In most application of data like classification, clustering and prediction the common work flows for machine algorithms are built on some basic steps like: (i) data cleaning (ii) pre-processing (iii) training which build the learning model and (iv)testing which will evaluate the built model. For these problems the input space contains a set of input data sample xi (i = 1, 2, ..., n ; where n is the number of input instances which is a vector of ‘m’ dimension where m is the number of features) and output yi . In supervised algorithms the artificial model learns to derive a mapping function f(x) = y from a priory known pair of (xi, yi). After the model is duly trained on the basis of known input-output pairs (xi, yi), it is evaluated against the unknown samples to infer the target output which is called as testing.
In the case of unsupervised model, the model has to explore the pattern exhibiting in input xi to find out yi.. In the training phase output yi is not provided to the model, it has to find itself. Clustering and principal component analysis are some of the examples of unsupervised learning.
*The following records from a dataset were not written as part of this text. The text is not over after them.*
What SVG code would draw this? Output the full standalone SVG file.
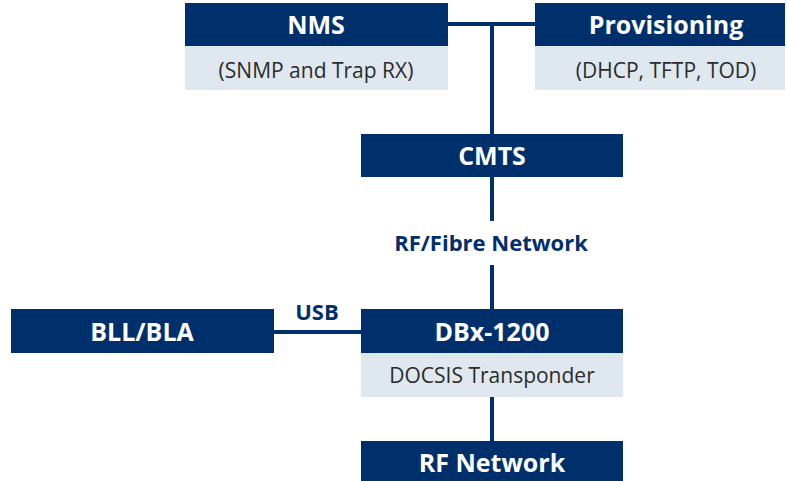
<svg xmlns="http://www.w3.org/2000/svg" width="787" height="481" viewBox="0 0 787 481">
<style>
.hd{fill:#00306b}
.sub{fill:#dfe8ef}
.t{font-family:"Open Sans",Lato,sans-serif;font-weight:bold;font-size:25px;fill:#fff;text-anchor:middle}
.s{font-family:"Open Sans",Lato,sans-serif;font-size:21px;fill:#2b2b2b;text-anchor:middle}
.l{font-family:"Open Sans",Lato,sans-serif;font-weight:bold;font-size:22px;fill:#00306b;text-anchor:middle}
.c{stroke:#00306b;stroke-width:4;fill:none}
</style>
<rect width="787" height="481" fill="#fff"/>
<g id="connectors">
<line class="c" x1="448" y1="24" x2="535" y2="24"/>
<line class="c" x1="492" y1="24" x2="492" y2="134"/>
<line class="c" x1="492" y1="177" x2="492" y2="221"/>
<line class="c" x1="492" y1="265" x2="492" y2="309"/>
<line class="c" x1="274" y1="332" x2="361" y2="332"/>
<line class="c" x1="492" y1="397" x2="492" y2="441"/>
<text class="l" x="491" y="251">RF/Fibre Network</text>
<text class="l" x="317" y="320">USB</text>
</g>
<g id="nms">
<rect class="hd" x="185" y="3" width="263" height="43"/>
<rect class="sub" x="185" y="46" width="263" height="44"/>
<text class="t" x="316" y="34">NMS</text>
<text class="s" x="316" y="78">(SNMP and Trap RX)</text>
</g>
<g id="provisioning">
<rect class="hd" x="535" y="3" width="250" height="43"/>
<rect class="sub" x="535" y="46" width="250" height="44"/>
<text class="t" x="666" y="34">Provisioning</text>
<text class="s" x="666" y="78">(DHCP, TFTP, TOD)</text>
</g>
<g id="cmts">
<rect class="hd" x="361" y="134" width="262" height="43"/>
<text class="t" x="492" y="165">CMTS</text>
</g>
<g id="bll">
<rect class="hd" x="11" y="309" width="263" height="44"/>
<text class="t" x="142" y="341">BLL/BLA</text>
</g>
<g id="dbx">
<rect class="hd" x="361" y="309" width="262" height="44"/>
<rect class="sub" x="361" y="353" width="262" height="44"/>
<text class="t" x="492" y="341">DBx-1200</text>
<text class="s" x="492" y="383">DOCSIS Transponder</text>
</g>
<g id="rfnet">
<rect class="hd" x="361" y="441" width="262" height="40"/>
<text class="t" x="492" y="472">RF Network</text>
</g>
</svg>
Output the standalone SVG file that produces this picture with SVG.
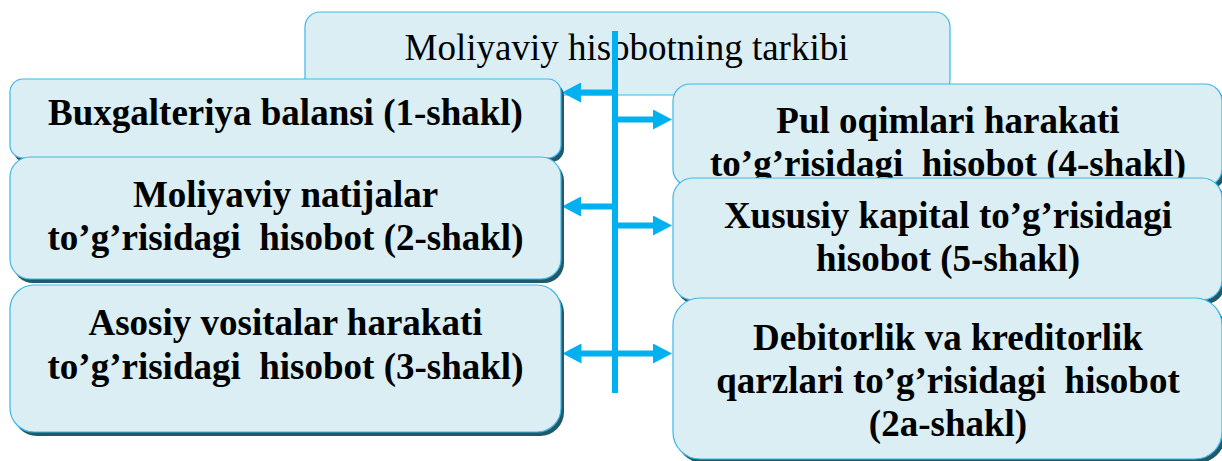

Deriving feature sets xi to build an input dataset is very time consuming and problem specific. These are less available and difficult to create for every problem. This is the reason for unsuitability of supervised and unsupervised algorithm in all problems. But deducting the principal feature from a data set is directly associated with the performance of a learning algorithm. If features are correctly fetched from the data, then learning will take less time and the model shows higher level of accuracy. In the other hand for high dimensional data containing big data components, it is almost impossible to find out all the informative and relevant features from the raw data. This is a major limitation behind using conventional machine learning algorithms in big data possessing high dimensional feature data. This limitation is overcome by the emergence of deep neural network (Bengio et al., 2013; LeCun et al., 2015). Deep neural network contains many layers containing more than one hidden layer (Oliveira et al., 2016). The input layer takes the high dimensional raw data and extracts the relevant representive features from them. These abstract features are regenerated in subsequent hidden layers to incorporate the complex and nonlinear functions exhibited in high dimensional big data. The potential of deep learning algorithms to handle high dimensional raw data make them popular in the field of data analysis to deal with data having components like volume, variety, veracity, versatility of data (Aye & Thein, 2015).